The irony is, Microsoft originally put a space in "Program Files" intentionally, to force software developers to support paths with spaces in.

I don't know why developers have apparently collectively decided to go backwards. If your software doesn't support spaces there's a reasonable chance it doesn't support more exotic characters either, which really sucks if you are not natively English speaking.


> If your software doesn't support spaces there's a reasonable chance it doesn't support more exotic characters either, which really sucks if you are not natively English speaking.

The problem with space is that it's often a separator, which will not be the case for exotic characters. Fixing issues with exotic characters will not necessarily fix issues with spaces, and vice versa.


I honestly prefer having these spaces.
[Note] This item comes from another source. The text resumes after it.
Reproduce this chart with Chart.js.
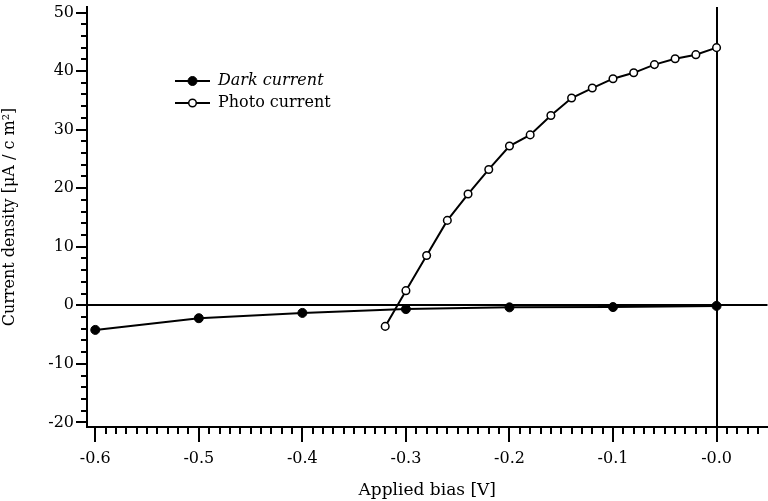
<!DOCTYPE html>
<html>
<head>
<meta charset="utf-8">
<script src="https://cdn.jsdelivr.net/npm/chart.js@4"></script>
<style>
  html, body { margin: 0; padding: 0; background: #fff; overflow: hidden; }
  #wrap { width: 768px; height: 501px; overflow: hidden; }
  canvas { display: block; }
</style>
</head>
<body>
<!-- canvas is 5px wider than the view: Chart.js keeps a small gap at the right,
     the original plot runs off the edge -->
<div id="wrap"><canvas id="ivChart" width="773" height="501"></canvas></div>
<script>
// Dark current, measured every 0.1 V
const darkBias = [-0.6, -0.5, -0.4, -0.3, -0.2, -0.1, 0.0];
const darkCurrent = [-4.2, -2.2, -1.3, -0.65, -0.35, -0.3, -0.1];

// Photo current, measured every 0.02 V
const photoBias = [-0.32, -0.30, -0.28, -0.26, -0.24, -0.22, -0.20, -0.18, -0.16,
                   -0.14, -0.12, -0.10, -0.08, -0.06, -0.04, -0.02, 0.0];
const photoCurrent = [-3.6, 2.5, 8.5, 14.5, 19.0, 23.2, 27.2, 29.1, 32.4,
                      35.4, 37.1, 38.7, 39.7, 41.1, 42.1, 42.8, 44.0];

const seriesNames = ['Dark current', 'Photo current'];

const FONT = '"DejaVu Serif", "Liberation Serif", serif';

function toPoints(xs, ys) {
    return xs.map((x, i) => ({ x: x, y: ys[i] }));
}

function isMajor(v, step) {
    const r = v / step;
    return Math.abs(r - Math.round(r)) < 1e-6;
}

// no extra room for edge labels
function noEdgePadding(s) {
    s.paddingLeft = 0;
    s.paddingRight = 0;
    s.paddingTop = 0;
    s.paddingBottom = 0;
}

// minor + major tick marks pointing outward from the axes
const tickMarks = {
    id: 'tickMarks',
    afterDraw(chart) {
        const ctx = chart.ctx;
        const xs = chart.scales.x, ys = chart.scales.y;
        ctx.save();
        ctx.strokeStyle = '#000';
        ctx.lineWidth = 2;
        ctx.beginPath();
        xs.ticks.forEach(t => {
            const px = Math.round(xs.getPixelForValue(t.value));
            const len = isMajor(t.value, 0.1) ? 15 : 7;
            ctx.moveTo(px, xs.top);
            ctx.lineTo(px, xs.top + len);
        });
        ys.ticks.forEach(t => {
            const py = Math.round(ys.getPixelForValue(t.value));
            const len = isMajor(t.value, 10) ? 11 : 6;
            ctx.moveTo(ys.right, py);
            ctx.lineTo(ys.right - len, py);
        });
        ctx.stroke();
        ctx.restore();
    }
};

// legend drawn inside the plot: line segment + marker + name
const insideLegend = {
    id: 'insideLegend',
    afterDatasetsDraw(chart) {
        const ctx = chart.ctx;
        const area = chart.chartArea;
        const x0 = area.left + 88;
        const y0 = area.top + 74;
        ctx.save();
        chart.data.datasets.forEach((ds, i) => {
            const y = y0 + i * 22;
            ctx.strokeStyle = '#000';
            ctx.lineWidth = 2;
            ctx.beginPath();
            ctx.moveTo(x0, y);
            ctx.lineTo(x0 + 35, y);
            ctx.stroke();
            ctx.beginPath();
            ctx.arc(x0 + 17.5, y, ds.pointRadius, 0, Math.PI * 2);
            ctx.fillStyle = ds.pointBackgroundColor;
            ctx.fill();
            ctx.lineWidth = ds.pointBorderWidth;
            ctx.stroke();
            ctx.fillStyle = '#000';
            ctx.font = (i === 0 ? 'italic ' : '') + '16px ' + FONT;
            ctx.textBaseline = 'middle';
            ctx.fillText(ds.label, x0 + 43, y);
        });
        ctx.restore();
    }
};

const zeroLine = ctx => (ctx.tick && Math.abs(ctx.tick.value) < 1e-9) ? '#000' : 'rgba(0,0,0,0)';

new Chart(document.getElementById('ivChart').getContext('2d'), {
    type: 'scatter',
    data: {
        datasets: [{
            label: seriesNames[0],
            data: toPoints(darkBias, darkCurrent),
            showLine: true,
            borderColor: '#000',
            borderWidth: 2,
            pointRadius: 4.5,
            pointBackgroundColor: '#000',
            pointBorderColor: '#000',
            pointBorderWidth: 1,
            tension: 0
        }, {
            label: seriesNames[1],
            data: toPoints(photoBias, photoCurrent),
            showLine: true,
            borderColor: '#000',
            borderWidth: 2,
            pointRadius: 3.8,
            pointBackgroundColor: '#fff',
            pointBorderColor: '#000',
            pointBorderWidth: 1.5,
            tension: 0
        }]
    },
    options: {
        responsive: false,
        animation: false,
        events: [],
        layout: { padding: { top: 7, right: 0, left: 0, bottom: 0 } },
        plugins: {
            legend: { display: false },
            tooltip: { enabled: false }
        },
        scales: {
            x: {
                type: 'linear',
                min: -0.608,
                max: 0.0492,
                afterFit: s => { s.height = 74; noEdgePadding(s); },
                border: { display: true, color: '#000', width: 2 },
                grid: { drawTicks: false, color: zeroLine, lineWidth: 2 },
                ticks: {
                    stepSize: 0.01,
                    autoSkip: false,
                    includeBounds: false,
                    maxRotation: 0,
                    padding: 22,
                    color: '#000',
                    font: { family: FONT, size: 16 },
                    callback: v => isMajor(v, 0.1) ? (Math.abs(v) < 1e-9 ? '-0.0' : v.toFixed(1)) : ''
                },
                title: {
                    display: true,
                    text: 'Applied bias [V]',
                    color: '#000',
                    font: { family: FONT, size: 17 },
                    padding: { top: 0, bottom: 0 }
                }
            },
            y: {
                type: 'linear',
                min: -20.78,
                max: 50.94,
                afterFit: s => { s.width = 87; noEdgePadding(s); },
                border: { display: true, color: '#000', width: 2 },
                grid: { drawTicks: false, color: zeroLine, lineWidth: 2 },
                ticks: {
                    stepSize: 2,
                    autoSkip: false,
                    includeBounds: false,
                    padding: 13,
                    color: '#000',
                    font: { family: FONT, size: 16 },
                    callback: v => isMajor(v, 10) ? String(Math.round(v)) : ''
                },
                title: {
                    display: true,
                    text: 'Current density [μA / c m²]',
                    color: '#000',
                    font: { family: FONT, size: 16 },
                    padding: { top: 0, bottom: 0 }
                }
            }
        }
    },
    plugins: [tickMarks, insideLegend]
});
</script>
</body>
</html>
It forces tools to actually cope with them instead of pretending spaces don't exist and breaking when they do.


It's not as much issue with tools as it is an issue when working from shell. You have to make sure to quote such paths, and autocomplete gets confused sometimes when it auto-escapes the space with \


>In windows there's like a single place where you install all your stuff.

Open a cmd box and type

     PATH
How many folders do you see? They all count as places.

But I completely agree with everything you said about Linux!